L’autre jour, par le pur des hasards, j’ai rencontré une vieille connaissance, Professeur agrégé de sciences politiques, officier respectable et respecté de l’armée française, dans un train de la banlieue de l’Est parisien. Nous avons discuté bien sûr de la crise au septentrion du Mali, avant l’arrivée du train. À l’arrivée du train, nous nous installâmes. Une fois bien installés, il ouvrit son sac et me tendit un numéro de l’hebdomadaire français, Le POINT, tout récemment paru. Je pris le journal et connaissant très bien mon ancien professeur, sans détours, je lui demandais de quoi s’agissait-il ? Il reprit le journal, ouvrit aux pages justes et me retendit le journal.
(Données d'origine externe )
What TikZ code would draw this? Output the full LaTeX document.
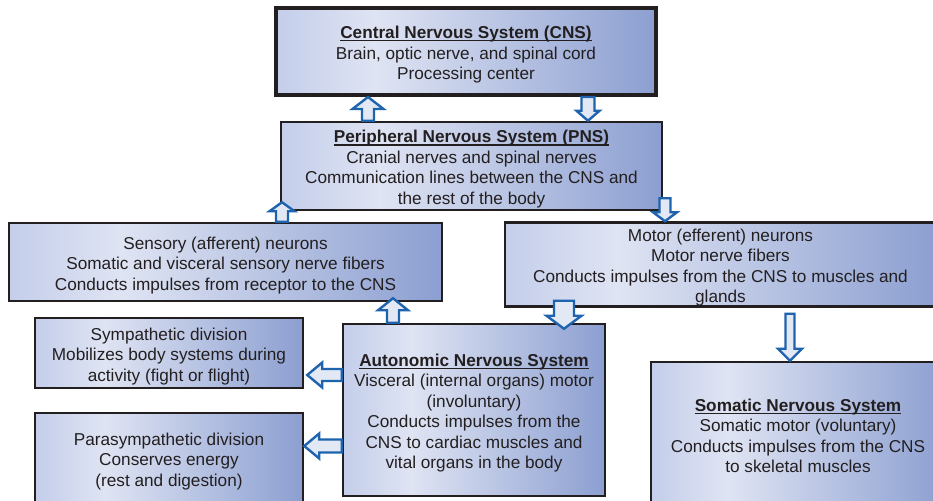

Je constate que le Mali en crises venait de s’offrir 4 pages d’auto-promotion dans un hebdomadaire français. De la classe ! Me dira-t-on certainement. En réalité, ce gaspillage de l’argent public frôle indécence. Mais que le Mali est très mal géré !
Par la suite, j’ai conversé avec beaucoup de gens un peu dans tous les sens à propos de cette publicité. À dire vrai, cette auto-promotion, au lieu d’attirer des investisseurs vers notre pays, a fait de nous encore une fois la risée dans les beaux salons parisiens. Comment IBK, qui se vante d’avoir vécu un quart de siècle en France, peut-il cautionner pareille légèreté ? En 25 ans de vie en France, IBK n’a pas encore compris la mentalité de l’élite française. Ou se moque-t-il du Mali et des Maliens ? Le Mali d’aujourd’hui n’a t-il pas besoin de recruter davantage de soldats du rang, du matériel militaire que d’une publicité idiote ? Si le Mali veut des investisseurs, nul besoin de publicité, car aucun investisseur sérieux ne viendrait se risquer à investir chez nous, eu égard à notre justice. Je ne parle pas d’investissement dans un casino comme Tomi Michel l’a réalisé. L’ex-Garde des Sceaux, Fanta Sylla, a raison de dire : «La justice malienne est indépendante de tout, sauf de l’argent sale». Or, notre justice se réformera de trois façons.
D’abord, réformer le recrutement des magistrats en le confiant non à des magistrats, mais à la direction de l’ENA. Nous constatons que les enfants de magistrats commencent malhonnêtement à remplacer leur géniteur. Des sans-pistons crèveront, conséquence de leur lâcheté. Ensuite, supprimer l’oral du recrutement des magistrats. Car c’est à l’oral qu’on élimine les très bons candidats qui n’ont pas les bons tuyaux, qui n’ont personne pour les appuyer. Enfin, donner le pouvoir au noyau dur de 15 magistrats qui sont supposés être les plus honnêtes. Ils sont connus.
Tant que notre justice n’inspirera pas confiance, nous pouvons faire des auto-promotions même dans le Washington Post, nul de sérieux et d’averti n’investira chez nous. Même des Maliens de souche n’ont pas confiance en notre justice. C’est cela le frein aux investissements étrangers et aux investissements de nos nationaux établis ailleurs. Une publicité n’y changera rien. Il faut des actes concrets. Des radiations pures et simples de magistrats corrompus.
Mais un pouvoir politique corrompu, empêtré dans des affaires plus scandaleuses les unes que les autres, ne peut sanctionner personne. Qui peut au Mali me dire le nom d’un seul ministre parti dans son village voir les siens pendant les vacances en cours ? La meilleure connaissance est celle de soi. Quand on oublie d’où l’on vient, l’on se perd certainement de sa destination.
Notre pays, sous le règne d’IBK, n’est pas encore à l’entame de nous tirer d’affaire. Dans la vie, tout est lié. Tout s’explique. Les investisseurs n’ont pas peur de l’insécurité. Mais, ils ont peur de notre justice inique qui est à la base de notre insécurité. Les injustices créent la rancœur, la haine et la soif de justice personnelle, donc de l’insécurité. Quand la corruption et l’impunité se joignent, le cocktail devient explosif. Et voilà tous nos soucis actuels.